# Direction:
Reproduce each line of the material exactly, minus any picture.
* * * * * * *
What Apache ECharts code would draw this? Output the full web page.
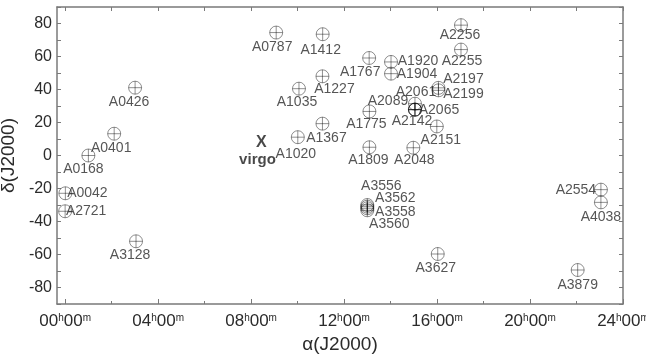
<!DOCTYPE html>
<html>
<head>
<meta charset="utf-8">
<script src="https://cdn.jsdelivr.net/npm/echarts@6/dist/echarts.min.js"></script>
<style>html,body{margin:0;padding:0;background:#fff}#c{width:646px;height:359px}</style>
</head>
<body>
<div id="c"></div>
<script>
// ---- data ----
const names = ['A0168','A0401','A0426','A0042','A2721','A3128','A0787','A1412','A1767','A1227','A1035','A1367','A1020','A1775','A1809','A1920','A1904','A2197','A2199','A2061','A2065','A2089','A2142','A2151','A2048','A2256','A2255','A3556','A3562','A3558','A3560','A2554','A4038','A3627','A3879'];
const ra  = [1.00, 2.11, 3.01, 0.01, 0.00, 3.05, 9.08, 11.08, 13.08, 11.07, 10.06, 11.07, 10.01, 13.09, 13.09, 14.02, 14.02, 16.06, 16.06, 15.05, 15.05, 15.05, 15.05, 15.99, 14.98, 17.03, 17.03, 13.00, 13.00, 13.00, 13.00, 23.05, 23.05, 16.03, 22.05];
const dec = [0.0, 13.2, 41.1, -22.9, -33.8, -52.0, 74.5, 73.5, 59.1, 48.0, 40.5, 19.3, 11.1, 26.7, 5.0, 56.7, 49.6, 41.0, 39.5, 31.4, 27.8, 27.8, 27.8, 17.6, 4.7, 79.0, 64.2, -30.0, -31.0, -32.0, -33.2, -20.7, -28.4, -59.7, -69.4];
const virgoName = 'virgo';
const virgoRa = 8.36;
const virgoDec = 7.1;
const xTicks = [0, 4, 8, 12, 16, 20, 24];
const xMinorTicks = [0, 2, 4, 6, 8, 10, 12, 14, 16, 18, 20, 22, 24];
const yTicks = [-80, -60, -40, -20, 0, 20, 40, 60, 80];

// ---- label layout (pixel offsets of each name relative to its marker) ----
const labelOffsets = [[-5,14],[-3,14],[-6,14],[22,0],[21,0],[-6,14],[-4,15],[-2,16],[-9,14],[12,13],[-2,13],[4,14],[-2,17],[-3,13],[-1,13],[27,-1],[26,0],[25,-9],[25,4],[1,-12],[24,1],[-27,-8],[-3,12],[4,14],[1,12],[-1,10],[1,12],[14,-19],[28,-9],[28,4],[22,14],[-25,0],[0,15],[-2,14],[0,15]];

const axisColor = '#7a7a7a';
const textColor = '#2b2b2b';
const font = 'Arial, "Liberation Sans", sans-serif';

const pts = names.map((n, i) => ({
  name: n,
  value: [ra[i], dec[i]],
  label: { offset: labelOffsets[i] }
}));

const chart = echarts.init(document.getElementById('c'), null, { renderer: 'canvas' });
const lineStyle = { color: axisColor, width: 1.5 };
const baseX = {
  type: 'value', min: -0.35, max: 24, gridIndex: 0,
  axisLine: { show: true, onZero: false, lineStyle },
  splitLine: { show: false }
};
const baseY = {
  type: 'value', min: -90, max: 90, interval: 10, gridIndex: 0,
  axisLine: { show: true, onZero: false, lineStyle },
  splitLine: { show: false }
};

chart.setOption({
  animation: false,
  backgroundColor: '#fff',
  grid: { left: 57, top: 7, right: 23, bottom: 55, containLabel: false, outerBoundsMode: 'none' },
  xAxis: [
    Object.assign({}, baseX, {
      position: 'bottom',
      axisTick: { show: true, inside: true, length: 5, customValues: xTicks, lineStyle: { color: axisColor, width: 1 } },
      axisLabel: {
        margin: 9,
        customValues: xTicks,
        formatter: function (v) {
          const h = (v < 10 ? '0' : '') + v;
          return '{n|' + h + '}{s|h}{n|00}{s|m}';
        },
        rich: {
          n: { fontSize: 17, fontFamily: font, color: textColor },
          s: { fontSize: 10, fontFamily: font, color: textColor, verticalAlign: 'top' }
        }
      },
      name: 'α(J2000)', nameLocation: 'middle', nameGap: 31,
      nameTextStyle: { fontSize: 19, fontFamily: font, color: textColor }
    }),
    Object.assign({}, baseX, {
      position: 'bottom',
      axisLine: { show: false, onZero: false },
      axisTick: { show: true, inside: true, length: 3, customValues: xMinorTicks, lineStyle: { color: axisColor, width: 1 } },
      axisLabel: { show: false }
    }),
    Object.assign({}, baseX, {
      position: 'top',
      axisTick: { show: true, inside: true, length: 4, customValues: xMinorTicks, lineStyle: { color: axisColor, width: 1 } },
      axisLabel: { show: false }
    })
  ],
  yAxis: [
    Object.assign({}, baseY, {
      position: 'left',
      axisTick: { show: true, inside: true, length: 4, lineStyle: { color: axisColor, width: 1 } },
      axisLabel: {
        margin: 5, fontSize: 16, fontFamily: font, color: textColor,
        formatter: function (v) { return yTicks.indexOf(v) >= 0 ? String(v) : ''; }
      },
      name: 'δ(J2000)', nameLocation: 'middle', nameGap: 36, nameRotate: 90,
      nameTextStyle: { fontSize: 19, fontFamily: font, color: textColor }
    }),
    Object.assign({}, baseY, {
      position: 'right',
      axisTick: { show: true, inside: true, length: 4, lineStyle: { color: axisColor, width: 1 } },
      axisLabel: { show: false }
    })
  ],
  series: [
    {
      type: 'scatter', xAxisIndex: 0, yAxisIndex: 0,
      symbol: 'path://M0,-6A6,6,0,1,1,0,6A6,6,0,1,1,0,-6ZM-6,0L6,0M0,-6L0,6',
      symbolSize: 13,
      itemStyle: { color: 'rgba(0,0,0,0)', borderColor: 'rgba(0,0,0,0.55)', borderWidth: 1 },
      label: {
        show: true, position: 'inside', formatter: '{b}',
        fontSize: 14, fontFamily: font, color: textColor
      },
      emphasis: { disabled: true },
      data: pts,
      z: 3
    },
    {
      type: 'scatter', xAxisIndex: 0, yAxisIndex: 0,
      symbolSize: 0,
      label: {
        show: true, position: 'inside', offset: [-2, 8],
        formatter: function (p) { return '{x|X}\n{v|' + p.name + '}'; },
        rich: {
          x: { fontSize: 16, fontWeight: 'bold', fontFamily: font, color: '#1a1a1a', lineHeight: 16, padding: [0, 0, 0, 8] },
          v: { fontSize: 15, fontWeight: 'bold', fontFamily: font, color: '#1a1a1a', lineHeight: 18 }
        }
      },
      emphasis: { disabled: true },
      data: [{ name: virgoName, value: [virgoRa, virgoDec] }],
      z: 4
    }
  ]
});
</script>
</body>
</html>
* * * * * * *
# Finished answer:
What Apache ECharts code would draw this? Output the full web page.
<!DOCTYPE html>
<html>
<head>
<meta charset="utf-8">
<script src="https://cdn.jsdelivr.net/npm/echarts@6/dist/echarts.min.js"></script>
<style>html,body{margin:0;padding:0;background:#fff}#c{width:646px;height:359px}</style>
</head>
<body>
<div id="c"></div>
<script>
// ---- data ----
const names = ['A0168','A0401','A0426','A0042','A2721','A3128','A0787','A1412','A1767','A1227','A1035','A1367','A1020','A1775','A1809','A1920','A1904','A2197','A2199','A2061','A2065','A2089','A2142','A2151','A2048','A2256','A2255','A3556','A3562','A3558','A3560','A2554','A4038','A3627','A3879'];
const ra  = [1.00, 2.11, 3.01, 0.01, 0.00, 3.05, 9.08, 11.08, 13.08, 11.07, 10.06, 11.07, 10.01, 13.09, 13.09, 14.02, 14.02, 16.06, 16.06, 15.05, 15.05, 15.05, 15.05, 15.99, 14.98, 17.03, 17.03, 13.00, 13.00, 13.00, 13.00, 23.05, 23.05, 16.03, 22.05];
const dec = [0.0, 13.2, 41.1, -22.9, -33.8, -52.0, 74.5, 73.5, 59.1, 48.0, 40.5, 19.3, 11.1, 26.7, 5.0, 56.7, 49.6, 41.0, 39.5, 31.4, 27.8, 27.8, 27.8, 17.6, 4.7, 79.0, 64.2, -30.0, -31.0, -32.0, -33.2, -20.7, -28.4, -59.7, -69.4];
const virgoName = 'virgo';
const virgoRa = 8.36;
const virgoDec = 7.1;
const xTicks = [0, 4, 8, 12, 16, 20, 24];
const xMinorTicks = [0, 2, 4, 6, 8, 10, 12, 14, 16, 18, 20, 22, 24];
const yTicks = [-80, -60, -40, -20, 0, 20, 40, 60, 80];

// ---- label layout (pixel offsets of each name relative to its marker) ----
const labelOffsets = [[-5,14],[-3,14],[-6,14],[22,0],[21,0],[-6,14],[-4,15],[-2,16],[-9,14],[12,13],[-2,13],[4,14],[-2,17],[-3,13],[-1,13],[27,-1],[26,0],[25,-9],[25,4],[1,-12],[24,1],[-27,-8],[-3,12],[4,14],[1,12],[-1,10],[1,12],[14,-19],[28,-9],[28,4],[22,14],[-25,0],[0,15],[-2,14],[0,15]];

const axisColor = '#7a7a7a';
const textColor = '#2b2b2b';
const font = 'Arial, "Liberation Sans", sans-serif';

const pts = names.map((n, i) => ({
  name: n,
  value: [ra[i], dec[i]],
  label: { offset: labelOffsets[i] }
}));

const chart = echarts.init(document.getElementById('c'), null, { renderer: 'canvas' });
const lineStyle = { color: axisColor, width: 1.5 };
const baseX = {
  type: 'value', min: -0.35, max: 24, gridIndex: 0,
  axisLine: { show: true, onZero: false, lineStyle },
  splitLine: { show: false }
};
const baseY = {
  type: 'value', min: -90, max: 90, interval: 10, gridIndex: 0,
  axisLine: { show: true, onZero: false, lineStyle },
  splitLine: { show: false }
};

chart.setOption({
  animation: false,
  backgroundColor: '#fff',
  grid: { left: 57, top: 7, right: 23, bottom: 55, containLabel: false, outerBoundsMode: 'none' },
  xAxis: [
    Object.assign({}, baseX, {
      position: 'bottom',
      axisTick: { show: true, inside: true, length: 5, customValues: xTicks, lineStyle: { color: axisColor, width: 1 } },
      axisLabel: {
        margin: 9,
        customValues: xTicks,
        formatter: function (v) {
          const h = (v < 10 ? '0' : '') + v;
          return '{n|' + h + '}{s|h}{n|00}{s|m}';
        },
        rich: {
          n: { fontSize: 17, fontFamily: font, color: textColor },
          s: { fontSize: 10, fontFamily: font, color: textColor, verticalAlign: 'top' }
        }
      },
      name: 'α(J2000)', nameLocation: 'middle', nameGap: 31,
      nameTextStyle: { fontSize: 19, fontFamily: font, color: textColor }
    }),
    Object.assign({}, baseX, {
      position: 'bottom',
      axisLine: { show: false, onZero: false },
      axisTick: { show: true, inside: true, length: 3, customValues: xMinorTicks, lineStyle: { color: axisColor, width: 1 } },
      axisLabel: { show: false }
    }),
    Object.assign({}, baseX, {
      position: 'top',
      axisTick: { show: true, inside: true, length: 4, customValues: xMinorTicks, lineStyle: { color: axisColor, width: 1 } },
      axisLabel: { show: false }
    })
  ],
  yAxis: [
    Object.assign({}, baseY, {
      position: 'left',
      axisTick: { show: true, inside: true, length: 4, lineStyle: { color: axisColor, width: 1 } },
      axisLabel: {
        margin: 5, fontSize: 16, fontFamily: font, color: textColor,
        formatter: function (v) { return yTicks.indexOf(v) >= 0 ? String(v) : ''; }
      },
      name: 'δ(J2000)', nameLocation: 'middle', nameGap: 36, nameRotate: 90,
      nameTextStyle: { fontSize: 19, fontFamily: font, color: textColor }
    }),
    Object.assign({}, baseY, {
      position: 'right',
      axisTick: { show: true, inside: true, length: 4, lineStyle: { color: axisColor, width: 1 } },
      axisLabel: { show: false }
    })
  ],
  series: [
    {
      type: 'scatter', xAxisIndex: 0, yAxisIndex: 0,
      symbol: 'path://M0,-6A6,6,0,1,1,0,6A6,6,0,1,1,0,-6ZM-6,0L6,0M0,-6L0,6',
      symbolSize: 13,
      itemStyle: { color: 'rgba(0,0,0,0)', borderColor: 'rgba(0,0,0,0.55)', borderWidth: 1 },
      label: {
        show: true, position: 'inside', formatter: '{b}',
        fontSize: 14, fontFamily: font, color: textColor
      },
      emphasis: { disabled: true },
      data: pts,
      z: 3
    },
    {
      type: 'scatter', xAxisIndex: 0, yAxisIndex: 0,
      symbolSize: 0,
      label: {
        show: true, position: 'inside', offset: [-2, 8],
        formatter: function (p) { return '{x|X}\n{v|' + p.name + '}'; },
        rich: {
          x: { fontSize: 16, fontWeight: 'bold', fontFamily: font, color: '#1a1a1a', lineHeight: 16, padding: [0, 0, 0, 8] },
          v: { fontSize: 15, fontWeight: 'bold', fontFamily: font, color: '#1a1a1a', lineHeight: 18 }
        }
      },
      emphasis: { disabled: true },
      data: [{ name: virgoName, value: [virgoRa, virgoDec] }],
      z: 4
    }
  ]
});
</script>
</body>
</html>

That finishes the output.